Ah, I missed scan_step *= step. Then looks good.
Maybe we can set range = remaining / step similarly.

Thanks !

>
> Then it works exactly like with the current algorithm, we look for the
> even ports first, everytime we reach the high we subtract the size of
> the range (remaining is actually a bad name IMHO) and continue. When i
> >= remaining (keep on mind that i is incresed by step, that is by 2 on
> each iteration), we start again for the odd numbers.
>
> They key piece is that step_scan/2 is coprime with remaining/2. As long
> as that holds, we should visit first all the even numbers and then the
> odd ones.
>
> Thanks,
> Fernando.
>
> >
> >> port = low + offset;
> >> - for (i = 0; i < remaining; i += step, port += step) {
> >> + for (i = 0; i < remaining; i += step, port += scan_step) {
> >> if (unlikely(port >= high))
> >> port -= remaining;
> >> if (inet_is_local_reserved_port(net, port))

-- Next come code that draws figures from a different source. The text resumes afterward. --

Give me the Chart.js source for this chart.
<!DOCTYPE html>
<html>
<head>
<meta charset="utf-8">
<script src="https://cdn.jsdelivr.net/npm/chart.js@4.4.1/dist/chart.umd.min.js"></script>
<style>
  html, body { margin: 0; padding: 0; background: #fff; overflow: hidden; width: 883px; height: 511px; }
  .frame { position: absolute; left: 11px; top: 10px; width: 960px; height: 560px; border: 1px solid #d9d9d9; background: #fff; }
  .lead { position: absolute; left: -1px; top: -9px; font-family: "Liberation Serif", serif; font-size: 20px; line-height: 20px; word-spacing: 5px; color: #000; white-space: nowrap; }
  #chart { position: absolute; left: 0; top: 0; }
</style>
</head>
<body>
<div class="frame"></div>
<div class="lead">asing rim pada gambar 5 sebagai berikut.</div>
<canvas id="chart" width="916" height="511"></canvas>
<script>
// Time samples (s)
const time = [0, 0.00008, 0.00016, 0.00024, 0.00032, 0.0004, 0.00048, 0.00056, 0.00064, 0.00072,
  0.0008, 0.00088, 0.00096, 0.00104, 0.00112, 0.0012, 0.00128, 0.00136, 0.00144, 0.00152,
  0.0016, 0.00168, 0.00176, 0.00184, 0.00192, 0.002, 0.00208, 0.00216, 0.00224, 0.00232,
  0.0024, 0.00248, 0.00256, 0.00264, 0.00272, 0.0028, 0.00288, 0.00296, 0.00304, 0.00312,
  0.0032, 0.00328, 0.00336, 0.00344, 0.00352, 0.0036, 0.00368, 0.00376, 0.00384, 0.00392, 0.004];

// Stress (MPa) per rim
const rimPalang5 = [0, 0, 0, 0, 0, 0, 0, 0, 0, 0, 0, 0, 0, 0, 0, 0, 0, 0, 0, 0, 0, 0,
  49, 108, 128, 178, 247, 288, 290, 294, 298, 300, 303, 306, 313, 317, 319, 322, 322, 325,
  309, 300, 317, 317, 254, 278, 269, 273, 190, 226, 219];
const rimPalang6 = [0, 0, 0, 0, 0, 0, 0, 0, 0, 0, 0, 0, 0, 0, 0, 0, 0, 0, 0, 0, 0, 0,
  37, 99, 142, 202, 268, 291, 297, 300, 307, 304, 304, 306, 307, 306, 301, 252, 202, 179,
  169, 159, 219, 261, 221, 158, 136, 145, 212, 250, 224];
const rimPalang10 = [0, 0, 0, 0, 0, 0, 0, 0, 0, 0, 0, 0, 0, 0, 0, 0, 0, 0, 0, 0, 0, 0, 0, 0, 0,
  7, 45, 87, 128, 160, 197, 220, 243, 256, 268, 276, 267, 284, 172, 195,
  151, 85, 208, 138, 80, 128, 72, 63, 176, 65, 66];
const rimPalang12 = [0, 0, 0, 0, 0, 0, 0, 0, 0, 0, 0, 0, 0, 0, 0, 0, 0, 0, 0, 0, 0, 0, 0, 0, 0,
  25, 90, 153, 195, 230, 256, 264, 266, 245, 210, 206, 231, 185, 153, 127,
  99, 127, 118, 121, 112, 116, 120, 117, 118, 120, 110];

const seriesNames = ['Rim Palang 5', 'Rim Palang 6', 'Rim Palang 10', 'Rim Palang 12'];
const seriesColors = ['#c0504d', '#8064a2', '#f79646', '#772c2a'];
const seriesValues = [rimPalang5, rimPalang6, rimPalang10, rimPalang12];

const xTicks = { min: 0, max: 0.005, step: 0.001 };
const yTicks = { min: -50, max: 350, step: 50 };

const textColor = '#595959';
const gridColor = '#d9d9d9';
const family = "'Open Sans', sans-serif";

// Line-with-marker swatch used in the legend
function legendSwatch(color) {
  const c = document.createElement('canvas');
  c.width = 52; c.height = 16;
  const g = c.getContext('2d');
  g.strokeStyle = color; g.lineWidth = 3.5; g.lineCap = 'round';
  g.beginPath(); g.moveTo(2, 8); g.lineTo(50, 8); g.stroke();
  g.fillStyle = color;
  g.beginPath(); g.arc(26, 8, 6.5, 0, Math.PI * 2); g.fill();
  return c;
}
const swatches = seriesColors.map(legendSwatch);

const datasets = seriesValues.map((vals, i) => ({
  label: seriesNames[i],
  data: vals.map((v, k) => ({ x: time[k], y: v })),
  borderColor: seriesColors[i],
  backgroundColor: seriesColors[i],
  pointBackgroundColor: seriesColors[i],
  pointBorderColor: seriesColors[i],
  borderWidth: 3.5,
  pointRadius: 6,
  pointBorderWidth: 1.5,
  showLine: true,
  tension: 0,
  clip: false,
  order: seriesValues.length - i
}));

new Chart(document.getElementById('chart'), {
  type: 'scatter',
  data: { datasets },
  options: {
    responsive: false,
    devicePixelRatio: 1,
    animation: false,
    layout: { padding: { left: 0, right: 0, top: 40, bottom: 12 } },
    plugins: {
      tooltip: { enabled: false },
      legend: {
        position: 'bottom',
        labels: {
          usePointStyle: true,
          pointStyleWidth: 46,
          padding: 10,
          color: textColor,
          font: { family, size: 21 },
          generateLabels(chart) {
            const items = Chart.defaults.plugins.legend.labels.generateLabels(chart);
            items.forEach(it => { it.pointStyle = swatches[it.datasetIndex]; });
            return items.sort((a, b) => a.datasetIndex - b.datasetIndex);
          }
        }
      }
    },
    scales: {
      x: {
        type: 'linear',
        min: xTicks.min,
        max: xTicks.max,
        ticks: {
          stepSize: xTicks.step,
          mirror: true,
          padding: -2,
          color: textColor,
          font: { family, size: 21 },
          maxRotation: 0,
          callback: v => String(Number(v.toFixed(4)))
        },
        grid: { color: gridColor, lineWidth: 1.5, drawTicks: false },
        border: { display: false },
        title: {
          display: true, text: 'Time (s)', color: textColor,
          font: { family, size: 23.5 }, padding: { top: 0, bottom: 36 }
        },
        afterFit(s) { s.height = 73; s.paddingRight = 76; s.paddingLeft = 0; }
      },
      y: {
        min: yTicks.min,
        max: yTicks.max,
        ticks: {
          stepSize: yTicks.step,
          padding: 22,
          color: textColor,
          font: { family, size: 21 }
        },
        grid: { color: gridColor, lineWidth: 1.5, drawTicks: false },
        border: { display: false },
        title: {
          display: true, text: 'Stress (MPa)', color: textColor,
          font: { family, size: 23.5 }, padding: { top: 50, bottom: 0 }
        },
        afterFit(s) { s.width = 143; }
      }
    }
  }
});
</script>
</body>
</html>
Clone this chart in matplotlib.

> >> diff --git a/net/ipv4/sysctl_net_ipv4.c b/net/ipv4/sysctl_net_ipv4.c
> >> index 643763bc2142..c533374f656c 100644
> >> --- a/net/ipv4/sysctl_net_ipv4.c
> >> +++ b/net/ipv4/sysctl_net_ipv4.c
> >> @@ -822,6 +822,13 @@ static struct ctl_table ipv4_net_table[] = {
> >> .mode = 0644,
> >> .proc_handler = ipv4_local_port_range,
> >> },
> >> + {
> >> + .procname = "ip_local_port_step_width",
> >> + .maxlen = sizeof(u32),
> >> + .data = &init_net.ipv4.sysctl_ip_local_port_step_width,
> >> + .mode = 0644,
> >> + .proc_handler = proc_douintvec,
> >> + },
> >> {
> >> .procname = "ip_local_reserved_ports",
> >> .data = &init_net.ipv4.sysctl_local_reserved_ports,
> >> --
> >> 2.53.0
> >>
>